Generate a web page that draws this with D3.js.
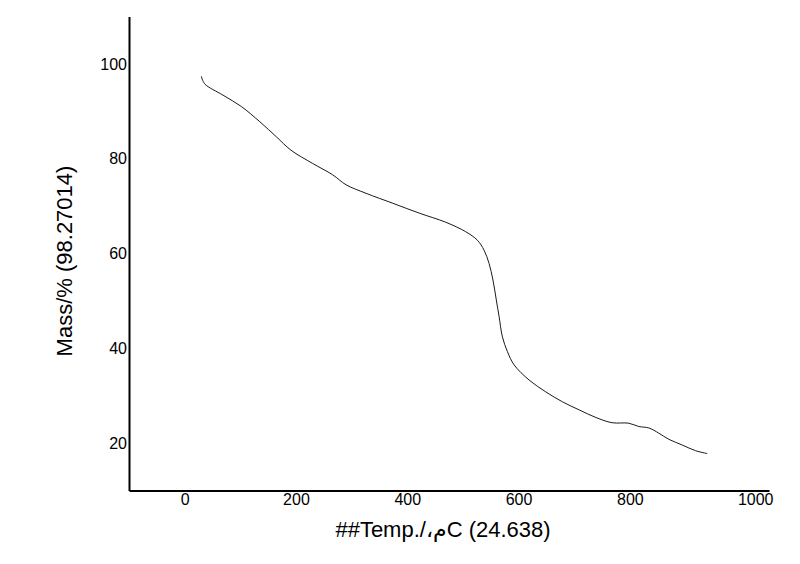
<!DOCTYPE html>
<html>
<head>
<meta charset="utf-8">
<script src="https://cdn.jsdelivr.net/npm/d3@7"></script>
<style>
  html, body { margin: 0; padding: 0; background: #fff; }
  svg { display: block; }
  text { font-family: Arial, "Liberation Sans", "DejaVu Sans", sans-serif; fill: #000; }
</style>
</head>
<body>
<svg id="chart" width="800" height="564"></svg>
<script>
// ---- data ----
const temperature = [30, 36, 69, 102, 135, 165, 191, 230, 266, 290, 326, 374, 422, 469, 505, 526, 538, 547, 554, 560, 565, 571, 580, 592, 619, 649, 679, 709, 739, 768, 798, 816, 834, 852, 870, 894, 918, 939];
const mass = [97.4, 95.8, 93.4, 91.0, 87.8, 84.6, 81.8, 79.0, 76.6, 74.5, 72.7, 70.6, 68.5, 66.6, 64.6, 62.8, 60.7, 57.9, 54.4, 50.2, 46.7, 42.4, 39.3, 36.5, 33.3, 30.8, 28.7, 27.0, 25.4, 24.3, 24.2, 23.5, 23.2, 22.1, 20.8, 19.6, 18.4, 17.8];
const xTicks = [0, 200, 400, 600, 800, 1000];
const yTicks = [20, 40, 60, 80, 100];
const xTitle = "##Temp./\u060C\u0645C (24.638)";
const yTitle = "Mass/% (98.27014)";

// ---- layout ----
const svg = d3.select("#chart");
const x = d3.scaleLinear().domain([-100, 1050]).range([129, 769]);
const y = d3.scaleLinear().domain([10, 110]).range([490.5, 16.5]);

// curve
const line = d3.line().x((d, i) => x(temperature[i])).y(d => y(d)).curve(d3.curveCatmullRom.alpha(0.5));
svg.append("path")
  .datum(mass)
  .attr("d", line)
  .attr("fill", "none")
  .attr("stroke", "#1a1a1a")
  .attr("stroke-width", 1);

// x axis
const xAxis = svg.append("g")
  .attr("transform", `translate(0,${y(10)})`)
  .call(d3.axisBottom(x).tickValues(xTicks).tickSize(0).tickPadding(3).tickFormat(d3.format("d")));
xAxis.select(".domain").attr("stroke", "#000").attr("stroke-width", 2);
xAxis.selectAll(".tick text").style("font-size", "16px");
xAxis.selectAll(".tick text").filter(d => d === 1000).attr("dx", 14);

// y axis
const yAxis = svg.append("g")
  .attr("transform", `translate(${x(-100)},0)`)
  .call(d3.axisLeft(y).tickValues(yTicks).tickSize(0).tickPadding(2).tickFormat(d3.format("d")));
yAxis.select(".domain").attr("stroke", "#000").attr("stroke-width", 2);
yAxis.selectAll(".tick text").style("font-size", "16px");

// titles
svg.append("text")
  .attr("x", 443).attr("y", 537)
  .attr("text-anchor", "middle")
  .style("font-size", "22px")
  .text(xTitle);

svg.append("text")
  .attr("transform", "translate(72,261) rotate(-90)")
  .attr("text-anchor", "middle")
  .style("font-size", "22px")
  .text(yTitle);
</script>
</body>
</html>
^^^^^^^^^^^^^^^^
What to work on :: The lines from the top of the data above through the one holding "d3.scaleLinear().domain([10, 110]).range([490.5, 16.5]);" are to be repeated exactly, and only those, with no pictures.

Completed task ::
Generate a web page that draws this with D3.js.
<!DOCTYPE html>
<html>
<head>
<meta charset="utf-8">
<script src="https://cdn.jsdelivr.net/npm/d3@7"></script>
<style>
  html, body { margin: 0; padding: 0; background: #fff; }
  svg { display: block; }
  text { font-family: Arial, "Liberation Sans", "DejaVu Sans", sans-serif; fill: #000; }
</style>
</head>
<body>
<svg id="chart" width="800" height="564"></svg>
<script>
// ---- data ----
const temperature = [30, 36, 69, 102, 135, 165, 191, 230, 266, 290, 326, 374, 422, 469, 505, 526, 538, 547, 554, 560, 565, 571, 580, 592, 619, 649, 679, 709, 739, 768, 798, 816, 834, 852, 870, 894, 918, 939];
const mass = [97.4, 95.8, 93.4, 91.0, 87.8, 84.6, 81.8, 79.0, 76.6, 74.5, 72.7, 70.6, 68.5, 66.6, 64.6, 62.8, 60.7, 57.9, 54.4, 50.2, 46.7, 42.4, 39.3, 36.5, 33.3, 30.8, 28.7, 27.0, 25.4, 24.3, 24.2, 23.5, 23.2, 22.1, 20.8, 19.6, 18.4, 17.8];
const xTicks = [0, 200, 400, 600, 800, 1000];
const yTicks = [20, 40, 60, 80, 100];
const xTitle = "##Temp./\u060C\u0645C (24.638)";
const yTitle = "Mass/% (98.27014)";

// ---- layout ----
const svg = d3.select("#chart");
const x = d3.scaleLinear().domain([-100, 1050]).range([129, 769]);
const y = d3.scaleLinear().domain([10, 110]).range([490.5, 16.5]);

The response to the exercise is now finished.